Bayesian enhanced graph neural networks: Refining design spaces for hollow concrete components with optimum mechanical performance

Abstract

Lightweight, non-structural concrete partition walls with customized hollow sections enhance earthquake resilience, particularly by optimizing horizontal stiffness to resist lateral forces in seismic engineering. However, exhaustive search of the entire design space to optimize horizontal stiffness is time-consuming. Therefore, this research aims to develop a classifier to filter out less promising sections, reducing the search space and improving efficiency. Combining Graph Neural Networks (GNNs) and Bayesian Neural Networks (BNNs) offers computational- and time-efficient solutions for classification tasks applicable to the design of hollow building components. However, the impact of different BNN configurations within this hybrid remains underexplored.
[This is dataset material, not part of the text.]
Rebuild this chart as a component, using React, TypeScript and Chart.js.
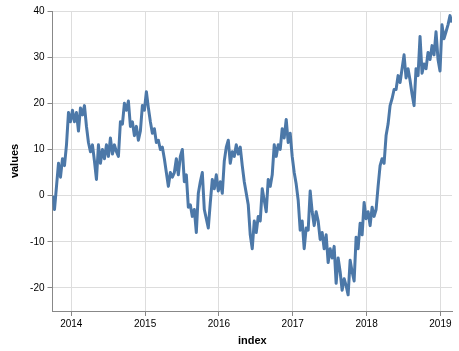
import React, { useEffect, useRef } from "react";
import { Chart, registerables } from "chart.js";

Chart.register(...registerables);

// Random-walk values, read left to right (evenly spaced in time)
const values: number[] = [
  0, -3, 2, 7, 4, 8, 6.5, 11, 18, 16,
  18.5, 16, 18, 14, 19, 17.5, 19.5, 15, 11.5, 9.5,
  11, 7.5, 3.5, 11, 7, 10, 8, 11, 8.5, 12.5,
  9, 11, 9.5, 8.5, 16, 15.5, 20, 18.5, 20.5, 15,
  16, 13, 15, 12, 14, 19.5, 18.5, 22.5, 19, 16,
  13.5, 14.5, 11.5, 12, 10, 10.5, 8, 5, 2, 5,
  4, 5, 8, 4.5, 8.5, 10, 3, 4.5, -2.5, -2,
  -4.5, -3, -8, 0.5, 3, 5, -3, -5, -7, -1.5,
  3.5, 1.5, 4.5, 1, 3, 0.5, 7.5, 10.5, 12, 7,
  9.5, 8.5, 11, 9, 10.5, 6.5, 3, 0.5, -2, -8.5,
  -11.5, -5.5, -8, -4.5, -5.5, 1.5, -1, -3.5, 3.5, 2,
  4.5, 11, 8.5, 11, 10, 14.5, 12.5, 16.5, 11.5, 13.5,
  8.5, 5, 2.5, -1, -7.5, -5.5, -11.5, -7, -7.5, 1,
  -3.5, -6.5, -3.5, -5.5, -9.5, -8, -11.5, -8.5, -14.5, -11.5,
  -13.5, -11, -19, -13.5, -16.5, -20.5, -18, -19.5, -21.5, -14,
  -16.5, -18.5, -9, -11.5, -6, -8.5, -1.5, -5, -3.5, -6.5,
  -2.5, -4.5, -3, 2, 6.5, 8, 7, 13, 15.5, 19.5,
  21, 23, 23, 26, 24.5, 27.5, 30.5, 25.5, 27.5, 25,
  22, 19.5, 27.5, 26, 34.5, 26.5, 28.5, 27.5, 31, 29.5,
  32.5, 30.5, 35.5, 29.5, 27, 37, 34, 35.5, 37, 39,
  37.5,
];

// Time span of the series (decimal years)
const startYear = 2013.746;
const endYear = 2019.157;
const xTickYears: number[] = [2014, 2015, 2016, 2017, 2018, 2019];
const yTicks: number[] = [-20, -10, 0, 10, 20, 30, 40];
const yMin = -25;
const yMax = 40;

export default function App() {
  const ref = useRef<HTMLCanvasElement | null>(null);

  useEffect(() => {
    document.body.style.margin = "0";
    const canvas = ref.current;
    if (!canvas) return;
    const n = values.length;
    const points = values.map((v, i) => ({
      x: startYear + (i * (endYear - startYear)) / (n - 1),
      y: v,
    }));
    const font = "'Liberation Sans', Arial, sans-serif";
    const chart = new Chart(canvas, {
      type: "line",
      data: {
        datasets: [
          {
            data: points,
            borderColor: "#4c78a8",
            borderWidth: 3,
            borderJoinStyle: "round",
            pointRadius: 0,
            tension: 0,
            fill: false,
          },
        ],
      },
      options: {
        animation: false,
        responsive: false,
        maintainAspectRatio: false,
        layout: { padding: { left: 0, right: 7, top: 11, bottom: 0 } },
        plugins: { legend: { display: false }, tooltip: { enabled: false } },
        scales: {
          x: {
            type: "linear",
            min: startYear,
            max: endYear,
            afterBuildTicks: (s: any) => {
              s.ticks = xTickYears.map((v) => ({ value: v }));
            },
            afterFit: (s: any) => {
              s.height = 40;
            },
            grid: {
              color: "#ddd",
              tickColor: "#888",
              tickLength: 5,
              drawTicks: true,
            },
            border: { color: "#888", width: 1 },
            ticks: {
              color: "#000",
              font: { family: font, size: 10 },
              padding: 2,
              maxRotation: 0,
              autoSkip: false,
              callback: (v: any) => String(v),
            },
            title: {
              display: true,
              text: "index",
              color: "#000",
              font: { family: font, size: 11, weight: "bold" },
              padding: { top: 0, bottom: 3 },
            },
          },
          y: {
            type: "linear",
            min: yMin,
            max: yMax,
            afterBuildTicks: (s: any) => {
              s.ticks = yTicks.map((v) => ({ value: v }));
            },
            afterFit: (s: any) => {
              s.width = 52.5;
            },
            grid: {
              color: "#ddd",
              tickColor: "#888",
              tickLength: 5,
              drawTicks: true,
            },
            border: { color: "#888", width: 1 },
            ticks: {
              color: "#000",
              font: { family: font, size: 10 },
              padding: 3,
              autoSkip: false,
              callback: (v: any) => String(v),
            },
            title: {
              display: true,
              text: "values",
              color: "#000",
              font: { family: font, size: 11, weight: "bold" },
              padding: { top: 8, bottom: 0 },
            },
          },
        },
      },
    } as any);
    return () => chart.destroy();
  }, []);

  return (
    <div style={{ width: 459, height: 351 }}>
      <canvas ref={ref} width={459} height={351} style={{ display: "block", width: 459, height: 351 }} />
    </div>
  );
}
To address this, we proposed and compared eight hybrid models with different BNNs to identify the optimal hybrid model based on classification accuracy. Results show that the BNN featuring a Bayesian layer followed by two linear layers (BLL) is most effective, achieving around 90 % classification accuracy in both training and testing datasets. To assess search space reduction, we test the models on 2000 samples. The hybrid model featuring BLL in its BNN achieves the best performance, with a 26.85 % search space reduction in the search space. Compared to a traditional statistical model, which achieves a 17.7 % search space reduction, the optimal hybrid model demonstrates superior effectiveness. The present study focuses on single-objective optimization, specifically targeting the performance of horizontal stiffness in directions more sensitive to the configuration change of morphed honeycomb channels in the hollow component. Future work will expand to multi-objective optimization, concurrently considering other mechanical properties for a more comprehensive optimization.